Cons: cannot collect cycles. Requires cycle detection (CPython uses a generational cycle detector).
Mark and Sweep
- Mark phase: starting from roots (stack variables, global variables), traverse all reachable objects and mark them.
- Sweep phase: scan the heap; free all unmarked objects.
Stop-the-world: simple mark-and-sweep stops all threads during collection. Causes latency spikes.
Copying GC
Divide the heap into two semispaces. Copy live objects from the from-space to the to-space compactly; flip. The old from-space is reclaimed entirely.
Benefits: no fragmentation; fast allocation (bump pointer). Cost: uses 2$\times$ the memory.
Generational GC
Most objects die young (the generational hypothesis). Divide the heap into generations:
- Young generation (nursery): small; collected frequently (minor GC).
- Old generation (tenured): large; collected rarely (major GC).
Objects that survive several young-gen collections are promoted to the old generation.
Write barrier: when an old-gen object gets a reference to a young-gen object, record it in a remembered set. Minor GC uses the remembered set as additional roots.
JVM G1, ZGC, Shenandoah, Python GC, Go GC, .NET GC all use generational collection.
Dynamic Dispatch (Vtables)
In object-oriented languages, method calls on a base-class pointer must dispatch to the correct derived-class method at runtime.
Vtable: each class has a virtual dispatch table: an array of function pointers, one per virtual method.
Object layout:
[vptr] -> [vtable]
[field1] [method1 ptr]
[field2] [method2 ptr]
Calling obj->method() compiles to: load vptr from obj; load method pointer from vtable at fixed offset; call through pointer. One extra indirection vs. a direct call.
Exception Handling
Throw-and-catch: unwinding the call stack to find a matching catch handler.
Table-based (zero-cost) exception handling (C++, Java): compile-time tables describe which regions of code have active handlers and how to unwind.

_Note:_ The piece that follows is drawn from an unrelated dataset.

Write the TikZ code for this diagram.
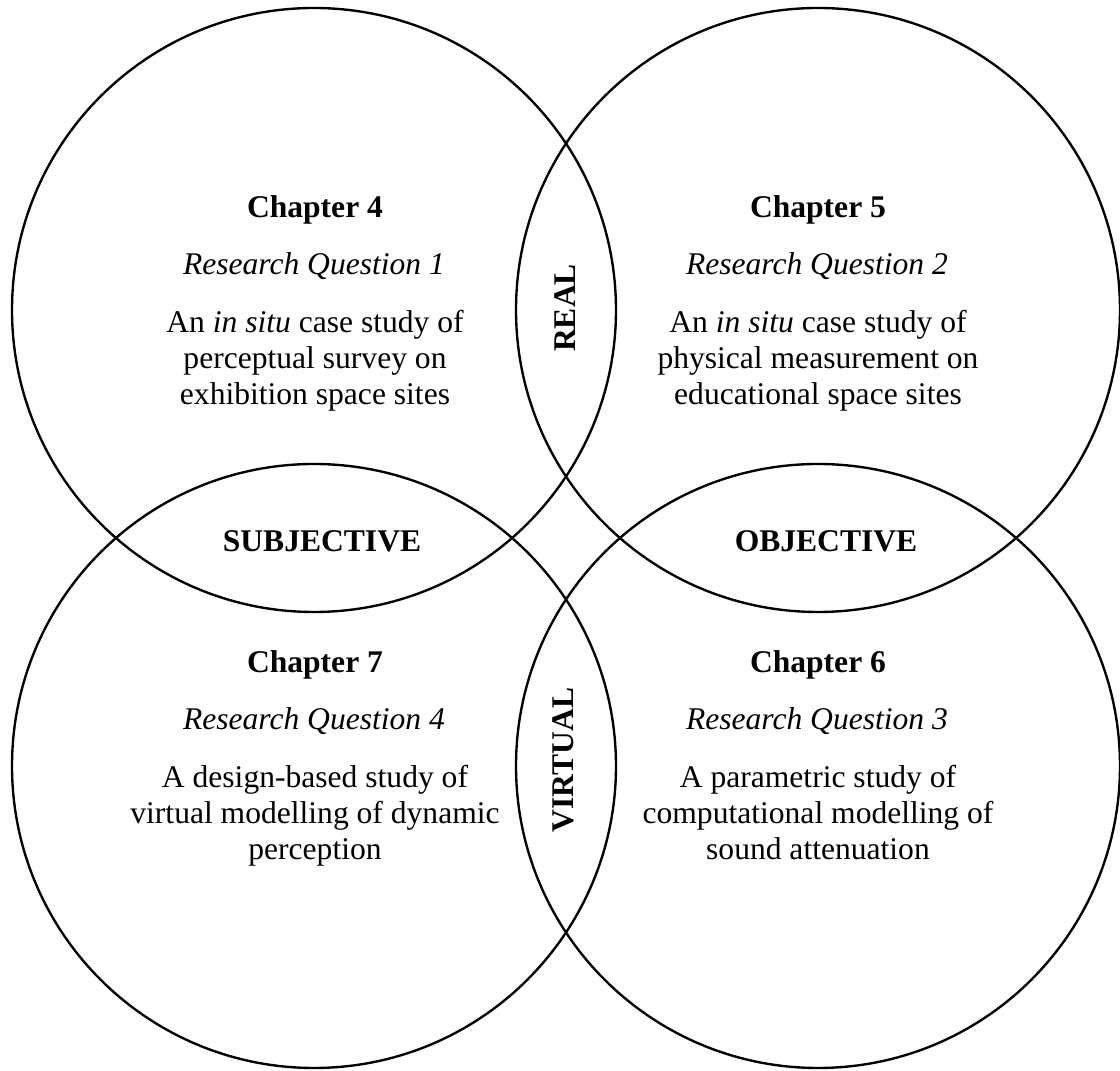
\documentclass[tikz,border=0pt]{standalone}
\usepackage{fontspec}
\setmainfont{Liberation Serif}
\begin{document}
\begin{tikzpicture}[x=0.38pt,y=-0.38pt,font=\fontsize{12}{13.7}\selectfont,line join=round,line cap=round,
	ring/.style={line width=0.9pt},
	chap/.style={anchor=base,inner sep=0pt,font=\fontsize{12}{13.7}\selectfont\bfseries},
	rq/.style={anchor=base,inner sep=0pt,font=\fontsize{12}{13.7}\selectfont\itshape},
	blurb/.style={anchor=base,inner sep=0pt,align=center},
	lens/.style={inner sep=0pt,font=\fontsize{12}{13.7}\selectfont\bfseries}]
	\def\rad{302}
	\useasboundingbox (0,0) rectangle (1120,1071);
	% circle centres
	\coordinate (ctl) at (314,310); \coordinate (ctr) at (818,310);
	\coordinate (cbl) at (314,766); \coordinate (cbr) at (818,766);
	\draw[ring] (ctl) circle (\rad) (ctr) circle (\rad) (cbl) circle (\rad) (cbr) circle (\rad);
	% chapters (blurb anchored on its last line)
	\node[chap] (ch4) at (315,218) {Chapter 4};
	\node[rq] (rq1) at (314,275) {Research Question 1};
	\node[blurb] (tx4) at (315,405) {An \textit{in situ} case study of\\perceptual survey on\\exhibition space sites};
	\node[chap] (ch5) at (818,218) {Chapter 5};
	\node[rq] (rq2) at (817,275) {Research Question 2};
	\node[blurb] (tx5) at (818,405) {An \textit{in situ} case study of\\physical measurement on\\educational space sites};
	\node[chap] (ch7) at (315,673) {Chapter 7};
	\node[rq] (rq4) at (314,730) {Research Question 4};
	\node[blurb] (tx7) at (315,860) {A design-based study of\\virtual modelling of dynamic\\perception};
	\node[chap] (ch6) at (818,673) {Chapter 6};
	\node[rq] (rq3) at (817,730) {Research Question 3};
	\node[blurb] (tx6) at (818,860) {A parametric study of\\computational modelling of\\sound attenuation};
	% overlaps
	\node[lens,rotate=90] (real) at (565,308) {REAL};
	\node[lens,rotate=90] (virt) at (563,760) {VIRTUAL};
	\node[lens] (subj) at (322,541) {SUBJECTIVE};
	\node[lens] (obj) at (826,541) {OBJECTIVE};
\end{tikzpicture}
\end{document}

No overhead when no exception is thrown; expensive when an exception is thrown.
setjmp / longjmp: C mechanism for non-local jumps. Saves the stack state; longjmp restores it. Does not run destructors; not suitable for C++ RAII.
RAII (Resource Acquisition Is Initialization): C++ idiom. Resources are tied to object lifetimes. Destructors are called when objects go out of scope, including during stack unwinding.
Just-In-Time (JIT) Compilation
Compile bytecode or IR to native machine code at runtime, after observing the program’s behavior.
Profiling: identify hot methods (frequently called) and hot loops.
Speculative optimization: assume observed types continue to hold; compile fast specialized code; insert deoptimization guards.
Deoptimization: if a speculation fails, fall back to the interpreter or recompile with fewer assumptions.
JVM HotSpot, V8 (TurboFan), PyPy, LuaJIT, .NET RyuJIT all use JIT compilation.